▶ Dataset content:
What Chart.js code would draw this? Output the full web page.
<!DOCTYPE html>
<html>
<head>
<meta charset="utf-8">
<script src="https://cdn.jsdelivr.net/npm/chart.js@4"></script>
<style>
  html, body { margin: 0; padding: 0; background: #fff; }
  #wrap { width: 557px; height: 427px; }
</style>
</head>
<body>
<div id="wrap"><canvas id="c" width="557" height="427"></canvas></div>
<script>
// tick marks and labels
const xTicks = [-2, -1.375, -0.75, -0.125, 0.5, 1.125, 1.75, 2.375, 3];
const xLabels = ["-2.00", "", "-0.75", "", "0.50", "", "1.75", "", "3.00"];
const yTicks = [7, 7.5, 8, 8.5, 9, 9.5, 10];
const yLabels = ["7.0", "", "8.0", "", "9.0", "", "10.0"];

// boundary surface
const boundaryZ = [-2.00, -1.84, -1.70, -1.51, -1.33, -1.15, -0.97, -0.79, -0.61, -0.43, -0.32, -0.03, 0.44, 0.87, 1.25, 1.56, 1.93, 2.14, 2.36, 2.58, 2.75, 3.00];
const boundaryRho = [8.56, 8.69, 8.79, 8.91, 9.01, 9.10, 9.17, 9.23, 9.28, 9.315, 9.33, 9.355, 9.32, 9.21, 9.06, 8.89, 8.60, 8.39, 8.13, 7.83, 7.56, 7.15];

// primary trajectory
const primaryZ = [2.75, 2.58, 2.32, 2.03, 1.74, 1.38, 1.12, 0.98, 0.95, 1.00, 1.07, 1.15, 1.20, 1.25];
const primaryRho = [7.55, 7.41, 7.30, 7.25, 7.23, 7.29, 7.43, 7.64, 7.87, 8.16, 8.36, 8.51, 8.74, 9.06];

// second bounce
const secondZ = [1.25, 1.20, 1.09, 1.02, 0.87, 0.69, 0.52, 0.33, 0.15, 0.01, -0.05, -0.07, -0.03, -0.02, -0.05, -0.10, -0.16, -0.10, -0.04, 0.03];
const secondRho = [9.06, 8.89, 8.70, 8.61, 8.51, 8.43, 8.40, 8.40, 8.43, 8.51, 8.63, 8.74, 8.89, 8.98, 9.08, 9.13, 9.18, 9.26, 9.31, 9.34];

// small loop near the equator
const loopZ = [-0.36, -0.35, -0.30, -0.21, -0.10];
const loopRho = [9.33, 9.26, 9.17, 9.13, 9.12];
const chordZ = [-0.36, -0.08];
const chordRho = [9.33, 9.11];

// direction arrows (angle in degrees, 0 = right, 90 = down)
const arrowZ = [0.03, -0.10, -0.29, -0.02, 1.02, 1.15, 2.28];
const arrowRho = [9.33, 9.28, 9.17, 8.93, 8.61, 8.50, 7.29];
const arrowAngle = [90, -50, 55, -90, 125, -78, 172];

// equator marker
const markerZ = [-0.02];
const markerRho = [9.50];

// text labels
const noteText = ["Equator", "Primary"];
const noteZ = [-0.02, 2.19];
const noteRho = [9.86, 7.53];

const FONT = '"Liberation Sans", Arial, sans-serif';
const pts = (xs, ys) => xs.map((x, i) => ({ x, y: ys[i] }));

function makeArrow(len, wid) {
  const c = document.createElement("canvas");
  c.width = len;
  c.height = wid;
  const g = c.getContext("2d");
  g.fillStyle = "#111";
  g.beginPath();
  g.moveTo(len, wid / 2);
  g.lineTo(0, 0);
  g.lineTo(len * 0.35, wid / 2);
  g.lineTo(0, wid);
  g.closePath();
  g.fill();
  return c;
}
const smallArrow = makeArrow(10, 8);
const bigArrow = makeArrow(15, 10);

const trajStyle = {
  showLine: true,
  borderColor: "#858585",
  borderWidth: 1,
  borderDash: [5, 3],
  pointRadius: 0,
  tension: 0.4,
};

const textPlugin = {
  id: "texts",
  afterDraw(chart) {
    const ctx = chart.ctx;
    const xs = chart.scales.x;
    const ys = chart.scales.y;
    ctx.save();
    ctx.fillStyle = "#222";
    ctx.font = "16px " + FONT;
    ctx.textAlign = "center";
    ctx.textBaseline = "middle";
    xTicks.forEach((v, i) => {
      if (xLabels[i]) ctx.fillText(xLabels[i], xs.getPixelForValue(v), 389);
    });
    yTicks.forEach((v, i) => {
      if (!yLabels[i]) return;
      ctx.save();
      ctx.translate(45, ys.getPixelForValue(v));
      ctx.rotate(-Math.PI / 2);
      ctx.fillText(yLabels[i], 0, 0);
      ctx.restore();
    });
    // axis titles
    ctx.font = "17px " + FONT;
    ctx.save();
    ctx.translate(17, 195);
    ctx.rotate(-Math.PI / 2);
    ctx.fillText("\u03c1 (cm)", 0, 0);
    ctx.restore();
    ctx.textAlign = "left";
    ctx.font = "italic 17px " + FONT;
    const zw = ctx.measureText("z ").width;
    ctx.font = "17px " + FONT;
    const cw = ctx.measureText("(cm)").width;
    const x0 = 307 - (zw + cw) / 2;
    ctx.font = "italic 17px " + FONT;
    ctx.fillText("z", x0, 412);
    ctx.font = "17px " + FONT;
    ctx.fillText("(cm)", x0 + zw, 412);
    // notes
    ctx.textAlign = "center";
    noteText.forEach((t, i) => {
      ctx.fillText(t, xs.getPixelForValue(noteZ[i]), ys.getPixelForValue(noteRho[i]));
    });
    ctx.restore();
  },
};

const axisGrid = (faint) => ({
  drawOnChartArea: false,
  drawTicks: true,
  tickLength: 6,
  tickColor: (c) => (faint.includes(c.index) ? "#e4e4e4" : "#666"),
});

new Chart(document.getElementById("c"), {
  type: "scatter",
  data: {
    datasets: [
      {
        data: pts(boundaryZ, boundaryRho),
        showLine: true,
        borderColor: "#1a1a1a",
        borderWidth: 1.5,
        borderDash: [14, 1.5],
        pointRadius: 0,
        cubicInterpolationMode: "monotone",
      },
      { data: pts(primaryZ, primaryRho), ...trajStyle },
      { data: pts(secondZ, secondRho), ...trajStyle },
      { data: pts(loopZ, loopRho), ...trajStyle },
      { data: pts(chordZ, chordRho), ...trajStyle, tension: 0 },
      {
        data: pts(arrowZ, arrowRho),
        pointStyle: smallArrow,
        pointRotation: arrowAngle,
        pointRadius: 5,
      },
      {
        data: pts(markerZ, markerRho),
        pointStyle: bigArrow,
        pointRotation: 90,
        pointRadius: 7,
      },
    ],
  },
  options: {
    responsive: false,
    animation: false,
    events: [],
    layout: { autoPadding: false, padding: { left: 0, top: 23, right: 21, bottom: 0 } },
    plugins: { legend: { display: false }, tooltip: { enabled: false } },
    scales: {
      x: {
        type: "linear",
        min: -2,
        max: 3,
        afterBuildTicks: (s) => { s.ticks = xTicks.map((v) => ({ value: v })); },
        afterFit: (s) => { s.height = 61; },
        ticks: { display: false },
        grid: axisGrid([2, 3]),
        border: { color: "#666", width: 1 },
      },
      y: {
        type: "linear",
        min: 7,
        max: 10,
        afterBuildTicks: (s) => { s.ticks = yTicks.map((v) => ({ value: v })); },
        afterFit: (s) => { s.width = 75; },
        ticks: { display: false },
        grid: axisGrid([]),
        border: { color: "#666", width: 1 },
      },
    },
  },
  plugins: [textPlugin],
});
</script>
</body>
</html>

▶ Problem to work on:
Please return the data above exactly as given.

▶ Result below:
What Chart.js code would draw this? Output the full web page.
<!DOCTYPE html>
<html>
<head>
<meta charset="utf-8">
<script src="https://cdn.jsdelivr.net/npm/chart.js@4"></script>
<style>
  html, body { margin: 0; padding: 0; background: #fff; }
  #wrap { width: 557px; height: 427px; }
</style>
</head>
<body>
<div id="wrap"><canvas id="c" width="557" height="427"></canvas></div>
<script>
// tick marks and labels
const xTicks = [-2, -1.375, -0.75, -0.125, 0.5, 1.125, 1.75, 2.375, 3];
const xLabels = ["-2.00", "", "-0.75", "", "0.50", "", "1.75", "", "3.00"];
const yTicks = [7, 7.5, 8, 8.5, 9, 9.5, 10];
const yLabels = ["7.0", "", "8.0", "", "9.0", "", "10.0"];

// boundary surface
const boundaryZ = [-2.00, -1.84, -1.70, -1.51, -1.33, -1.15, -0.97, -0.79, -0.61, -0.43, -0.32, -0.03, 0.44, 0.87, 1.25, 1.56, 1.93, 2.14, 2.36, 2.58, 2.75, 3.00];
const boundaryRho = [8.56, 8.69, 8.79, 8.91, 9.01, 9.10, 9.17, 9.23, 9.28, 9.315, 9.33, 9.355, 9.32, 9.21, 9.06, 8.89, 8.60, 8.39, 8.13, 7.83, 7.56, 7.15];

// primary trajectory
const primaryZ = [2.75, 2.58, 2.32, 2.03, 1.74, 1.38, 1.12, 0.98, 0.95, 1.00, 1.07, 1.15, 1.20, 1.25];
const primaryRho = [7.55, 7.41, 7.30, 7.25, 7.23, 7.29, 7.43, 7.64, 7.87, 8.16, 8.36, 8.51, 8.74, 9.06];

// second bounce
const secondZ = [1.25, 1.20, 1.09, 1.02, 0.87, 0.69, 0.52, 0.33, 0.15, 0.01, -0.05, -0.07, -0.03, -0.02, -0.05, -0.10, -0.16, -0.10, -0.04, 0.03];
const secondRho = [9.06, 8.89, 8.70, 8.61, 8.51, 8.43, 8.40, 8.40, 8.43, 8.51, 8.63, 8.74, 8.89, 8.98, 9.08, 9.13, 9.18, 9.26, 9.31, 9.34];

// small loop near the equator
const loopZ = [-0.36, -0.35, -0.30, -0.21, -0.10];
const loopRho = [9.33, 9.26, 9.17, 9.13, 9.12];
const chordZ = [-0.36, -0.08];
const chordRho = [9.33, 9.11];

// direction arrows (angle in degrees, 0 = right, 90 = down)
const arrowZ = [0.03, -0.10, -0.29, -0.02, 1.02, 1.15, 2.28];
const arrowRho = [9.33, 9.28, 9.17, 8.93, 8.61, 8.50, 7.29];
const arrowAngle = [90, -50, 55, -90, 125, -78, 172];

// equator marker
const markerZ = [-0.02];
const markerRho = [9.50];

// text labels
const noteText = ["Equator", "Primary"];
const noteZ = [-0.02, 2.19];
const noteRho = [9.86, 7.53];

const FONT = '"Liberation Sans", Arial, sans-serif';
const pts = (xs, ys) => xs.map((x, i) => ({ x, y: ys[i] }));

function makeArrow(len, wid) {
  const c = document.createElement("canvas");
  c.width = len;
  c.height = wid;
  const g = c.getContext("2d");
  g.fillStyle = "#111";
  g.beginPath();
  g.moveTo(len, wid / 2);
  g.lineTo(0, 0);
  g.lineTo(len * 0.35, wid / 2);
  g.lineTo(0, wid);
  g.closePath();
  g.fill();
  return c;
}
const smallArrow = makeArrow(10, 8);
const bigArrow = makeArrow(15, 10);

const trajStyle = {
  showLine: true,
  borderColor: "#858585",
  borderWidth: 1,
  borderDash: [5, 3],
  pointRadius: 0,
  tension: 0.4,
};

const textPlugin = {
  id: "texts",
  afterDraw(chart) {
    const ctx = chart.ctx;
    const xs = chart.scales.x;
    const ys = chart.scales.y;
    ctx.save();
    ctx.fillStyle = "#222";
    ctx.font = "16px " + FONT;
    ctx.textAlign = "center";
    ctx.textBaseline = "middle";
    xTicks.forEach((v, i) => {
      if (xLabels[i]) ctx.fillText(xLabels[i], xs.getPixelForValue(v), 389);
    });
    yTicks.forEach((v, i) => {
      if (!yLabels[i]) return;
      ctx.save();
      ctx.translate(45, ys.getPixelForValue(v));
      ctx.rotate(-Math.PI / 2);
      ctx.fillText(yLabels[i], 0, 0);
      ctx.restore();
    });
    // axis titles
    ctx.font = "17px " + FONT;
    ctx.save();
    ctx.translate(17, 195);
    ctx.rotate(-Math.PI / 2);
    ctx.fillText("\u03c1 (cm)", 0, 0);
    ctx.restore();
    ctx.textAlign = "left";
    ctx.font = "italic 17px " + FONT;
    const zw = ctx.measureText("z ").width;
    ctx.font = "17px " + FONT;
    const cw = ctx.measureText("(cm)").width;
    const x0 = 307 - (zw + cw) / 2;
    ctx.font = "italic 17px " + FONT;
    ctx.fillText("z", x0, 412);
    ctx.font = "17px " + FONT;
    ctx.fillText("(cm)", x0 + zw, 412);
    // notes
    ctx.textAlign = "center";
    noteText.forEach((t, i) => {
      ctx.fillText(t, xs.getPixelForValue(noteZ[i]), ys.getPixelForValue(noteRho[i]));
    });
    ctx.restore();
  },
};

const axisGrid = (faint) => ({
  drawOnChartArea: false,
  drawTicks: true,
  tickLength: 6,
  tickColor: (c) => (faint.includes(c.index) ? "#e4e4e4" : "#666"),
});

new Chart(document.getElementById("c"), {
  type: "scatter",
  data: {
    datasets: [
      {
        data: pts(boundaryZ, boundaryRho),
        showLine: true,
        borderColor: "#1a1a1a",
        borderWidth: 1.5,
        borderDash: [14, 1.5],
        pointRadius: 0,
        cubicInterpolationMode: "monotone",
      },
      { data: pts(primaryZ, primaryRho), ...trajStyle },
      { data: pts(secondZ, secondRho), ...trajStyle },
      { data: pts(loopZ, loopRho), ...trajStyle },
      { data: pts(chordZ, chordRho), ...trajStyle, tension: 0 },
      {
        data: pts(arrowZ, arrowRho),
        pointStyle: smallArrow,
        pointRotation: arrowAngle,
        pointRadius: 5,
      },
      {
        data: pts(markerZ, markerRho),
        pointStyle: bigArrow,
        pointRotation: 90,
        pointRadius: 7,
      },
    ],
  },
  options: {
    responsive: false,
    animation: false,
    events: [],
    layout: { autoPadding: false, padding: { left: 0, top: 23, right: 21, bottom: 0 } },
    plugins: { legend: { display: false }, tooltip: { enabled: false } },
    scales: {
      x: {
        type: "linear",
        min: -2,
        max: 3,
        afterBuildTicks: (s) => { s.ticks = xTicks.map((v) => ({ value: v })); },
        afterFit: (s) => { s.height = 61; },
        ticks: { display: false },
        grid: axisGrid([2, 3]),
        border: { color: "#666", width: 1 },
      },
      y: {
        type: "linear",
        min: 7,
        max: 10,
        afterBuildTicks: (s) => { s.ticks = yTicks.map((v) => ({ value: v })); },
        afterFit: (s) => { s.width = 75; },
        ticks: { display: false },
        grid: axisGrid([]),
        border: { color: "#666", width: 1 },
      },
    },
  },
  plugins: [textPlugin],
});
</script>
</body>
</html>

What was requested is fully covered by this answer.